Intel claims storage supremacy with swift 3D XPoint Optane drives, 1-petabyte 3D NAND

15.04.2016
Intel wants you to know just how real and just how fast its game-changing Optane storage technology is, so it demonstrated how its new pervasive memory technology leaves a conventional NAND SSD in the dust.

The demo, the first public one using a traditional desktop environment, took place Wednesday morningat the company’s annual developer forum in Shenzhen, China. Intel executive Rob Crooke showed identical desktop computers performing a simple file copy.

The setup tasked a PC with a traditional NAND-based SSD to write a 25GB video file to an external Thunderbolt 3 enclosure with another NAND-based SSD in it. Up against it was a computer copying the same file from its internal Optane-based SSD to a Thunderbolt 3 enclosure with another Optane-based SSD in it.

The Optane-equipped PC finished the task in about 15 seconds, while the NAND-based SSD took another 45 seconds or so. The Optane PC basically hit speeds of almost 2GBps during the process. 

Optane is the brand under which Intel will sell its 3D XPoint pervasive memory, which it jointly developed with Micron.

It’s good to see 3D XPoint in action just a year after being announced. The problem I have is with the demo, which was about as stacked as putting the NBA’s best free-throw shooter, Steph Curry, in a contest with one of the worst (Shaquille O’Neal).

The drives Intel used to represent NAND SSD were based on the much slower SATA interface, which is limited to 600Mbps. The setup is realistic: The vast majority of people who are running SSDs in desktop systems today use SATA rather than PCIe or M.2. The fact that the drives were hooked up through the 40Gbps Thunderbolt 3.0 didn’t matter. 

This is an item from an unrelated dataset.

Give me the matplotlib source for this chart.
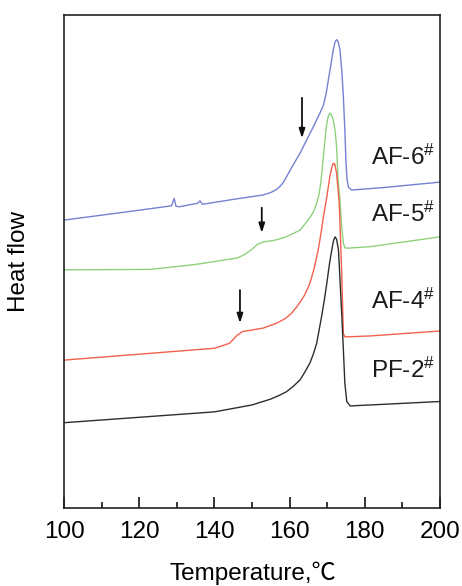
import matplotlib
matplotlib.use("Agg")
import matplotlib.pyplot as plt
from matplotlib.ticker import MultipleLocator

plt.rcParams['font.family'] = ['Liberation Sans', 'Noto Sans CJK SC', 'DejaVu Sans']
plt.rcParams['mathtext.fontset'] = 'custom'
plt.rcParams['mathtext.rm'] = 'Liberation Sans'
plt.rcParams['mathtext.it'] = 'Liberation Sans'

# ---- data (temperature in °C, heat flow in arbitrary units) ----
af6_T = [100, 110, 120, 128.6, 129.3, 129.8, 130.6, 135.5, 136.2, 136.8, 145, 153, 155,
         156.5, 157.4, 158.3, 159.2, 160.5, 162.8, 164.5, 166.3, 168.0, 169.0, 169.7,
         170.3, 171.0, 171.6, 172.1, 172.5, 172.9, 173.4, 173.9, 174.3, 174.7, 175.0,
         175.3, 175.7, 176.5, 185, 200]
af6_H = [58.4, 59.4, 60.4, 61.3, 62.8, 61.2, 61.1, 61.8, 62.3, 61.6, 62.6, 63.5, 64.0,
         64.6, 65.2, 66.0, 67.2, 69.0, 72.0, 74.6, 77.3, 80.0, 81.7, 84.0,
         86.8, 90.0, 92.9, 94.6, 95.0, 94.6, 92.9, 88.5, 83.4, 76.5, 70.0,
         66.5, 65.0, 64.5, 65.0, 66.1]

af5_T = [100, 123, 135, 146, 148, 149.7, 151.5, 153.2, 156, 158.3, 160.5, 162.8, 164.5,
         165.5, 166.3, 167.2, 167.8, 168.3, 168.7, 169.0, 169.5, 169.9, 170.3, 170.7,
         171.1, 171.6, 172.1, 172.5, 172.9, 173.4, 173.8, 174.3, 174.7, 175.2, 181.4, 200]
af5_H = [48.3, 48.4, 49.4, 50.7, 51.4, 52.3, 53.5, 54.0, 54.3, 54.8, 55.5, 56.4, 58.0,
         59.0, 60.0, 61.8, 63.5, 66.0, 69.0, 71.3, 75.5, 78.0, 79.5, 80.1,
         79.8, 78.7, 76.5, 73.3, 66.5, 62.5, 57.5, 53.7, 52.8, 52.7, 53.0, 55.0]

af4_T = [100, 120, 140, 144, 146, 147.5, 150, 153, 156.6, 159, 160.5, 161.9, 163, 164,
         165.4, 166.5, 167.6, 168.4, 169.0, 169.9, 170.7, 171.2, 171.6, 172.0, 172.5,
         173.2, 173.5, 173.8, 174.1, 174.3, 174.7, 181.4, 200]
af4_H = [30.0, 31.2, 32.4, 33.4, 35.0, 35.8, 36.1, 36.5, 37.5, 38.5, 39.5, 40.8, 42.0, 43.2,
         45.6, 48.5, 52.3, 56.0, 59.1, 63.1, 67.2, 69.0, 69.9, 69.8, 67.9,
         61.8, 55.5, 48.9, 41.0, 35.4, 34.7, 34.9, 35.9]

pf2_T = [100, 120, 140, 150, 155, 157.4, 159.2, 161, 162.8, 164, 165.4, 166.3, 167.2,
         168.5, 169.2, 169.9, 170.6, 171.2, 171.7, 172.1, 172.5, 173.0, 173.9, 174.7,
         175.2, 176.1, 181.4, 200]
pf2_H = [17.3, 18.4, 19.5, 20.9, 22.1, 22.9, 23.6, 24.7, 26.0, 27.5, 29.4, 31.2, 33.4,
         38.8, 42.0, 45.6, 49.5, 52.3, 54.3, 55.0, 54.5, 52.3, 38.8, 25.3,
         21.6, 20.7, 20.9, 21.6]

labels = [r"AF-6$^{\#}$", r"AF-5$^{\#}$", r"AF-4$^{\#}$", r"PF-2$^{\#}$"]
label_H = [69.6, 58.1, 40.3, 26.3]

# arrows: (temperature, start height, tip height)
arrow_T = [163.3, 152.6, 146.8]
arrow_top = [83.2, 60.9, 44.2]
arrow_tip = [75.0, 55.8, 37.5]

xticks = [100, 120, 140, 160, 180, 200]

# ---- plot ----
fig = plt.figure(figsize=(4.62, 5.86), dpi=100)
ax = fig.add_axes([64/462, 78/586, 376/462, 493/586])

ax.plot(af6_T, af6_H, color='#7482d2', lw=1.0)
ax.plot(af5_T, af5_H, color='#8fd07c', lw=1.0)
ax.plot(af4_T, af4_H, color='#f2604e', lw=1.0)
ax.plot(pf2_T, pf2_H, color='#2e2e2e', lw=1.0)

for lab, h in zip(labels, label_H):
    ax.text(198.6, h, lab, ha='right', va='baseline', fontsize=17.5, color='#1a1a1a')

for t, a, b in zip(arrow_T, arrow_top, arrow_tip):
    ax.annotate('', xy=(t, b), xytext=(t, a),
                arrowprops=dict(arrowstyle='-|>,head_width=0.18,head_length=0.55',
                                color='#111111', lw=1.3, shrinkA=0, shrinkB=0))

ax.set_xlim(100, 200)
ax.set_ylim(0, 100)
ax.set_xticks(xticks)
ax.set_xticklabels([str(v) for v in xticks])
ax.xaxis.set_minor_locator(MultipleLocator(10))
ax.tick_params(axis='x', which='major', direction='in', length=8, width=1.1,
               labelsize=17.5, pad=9, top=False)
ax.tick_params(axis='x', which='minor', direction='in', length=4.5, width=1.1, top=False)
ax.set_yticks([])
for s in ax.spines.values():
    s.set_linewidth(1.2)
    s.set_color('#222222')

fig.text(19/462, 1 - 262/586, 'Heat flow', rotation=90, ha='center', va='center', fontsize=17.5)
fig.text(253/462, 1 - 573/586, 'Temperature,℃', ha='center', va='center', fontsize=17.5)

fig.savefig('out.png', dpi=100)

The interface the Optane drives were running on wasn’t disclosed, but I’m sure it wasn't SATA. I'm going to guess PCIe, which easily outpaces SATA by several magnitudes.

It’s hard to suss out much more detail from a 20-second demo. At one point, the NAND SSD was writing at 1.5GBps, suggesting a RAID setup. Also during the test, there was a massive fall-off in write performance for the NAND SSD. This suggests it was a TLC NAND SSD, which slows down once the cache is used up.

Our own testing has shown, for example, that we can write a 20GB video file from a RAM Drive in an X99 system to an M.2 NAND SSD drive in 15 seconds. Intel’s own 750 series PCIe drive will hit writes of 2GBps. I suspect using M.2 or PCIe drives for NAND SSDs would yield results closer to what Intel showed for its Optane drives.

To be fair to Optane, other public demonstrations from Intel have shown Optane to be just plain fast. Last August, an Intel Optane drive outperformed the company’s best SSD (presumably the 750-series drive or better) by more than 7X in a server IOPS test.

Skepticism aside, Crooke was still pretty pumped about Optane, telling the crowd: “3D XPoint is the biggest single advancement in memory in over 20 years.”

Crooke shed a little more light on how 3D XPoint works, too. Unlike NAND, there are no transistors used to build it. A memory cell representing one bit is paired in a column with a selector cell. Wires criss-cross these columns in both directions. To select just one cell in that array, one wire on top is selected, and another on the bottom is selected. A write or read on each bit of data is performed by varying the voltage to it.

This also means accessing data can be done at a more granular and efficient byte-size rather than block-level chunk of NAND. It’s like having 100 kitchen drawers for utensils, so you can immediately grab the ice cream scooper from its very own drawer, instead of having to search through two big drawers also containing spatulas, serving spoons, and tongs. All this adds up to delays that are, according to Intel, 1,000 times shorter than a NAND.

“That makes 3DXPoint usable for system memory as as well as great for high-performance storage,” Crooke said. 

Using Optane for system “memory” is a long ways away, though. From what we know now, you’ll see Optane SSDs first as add-in cards when introduced later this year.

Crooke also talked up the company’s upcoming 3D NAND product. Intel said its 3D NAND will be able to squeeze 384 billion bits in a single die. That means, Crooke said, Intel can now squeeze 1TB of storage into a 1.5mm-thick drive that can go into laptops and tablets. For traditional 2.5-inch drives in a desktop or larger laptop, the company will be able to pack up to 15TB of data. The real bombshell: A 1U rack server with Intel’s upcoming 3D NAND will be able to pack 1 petabyte of storage. Just so you know, 20PB is enough to store 13.3 years of HD video.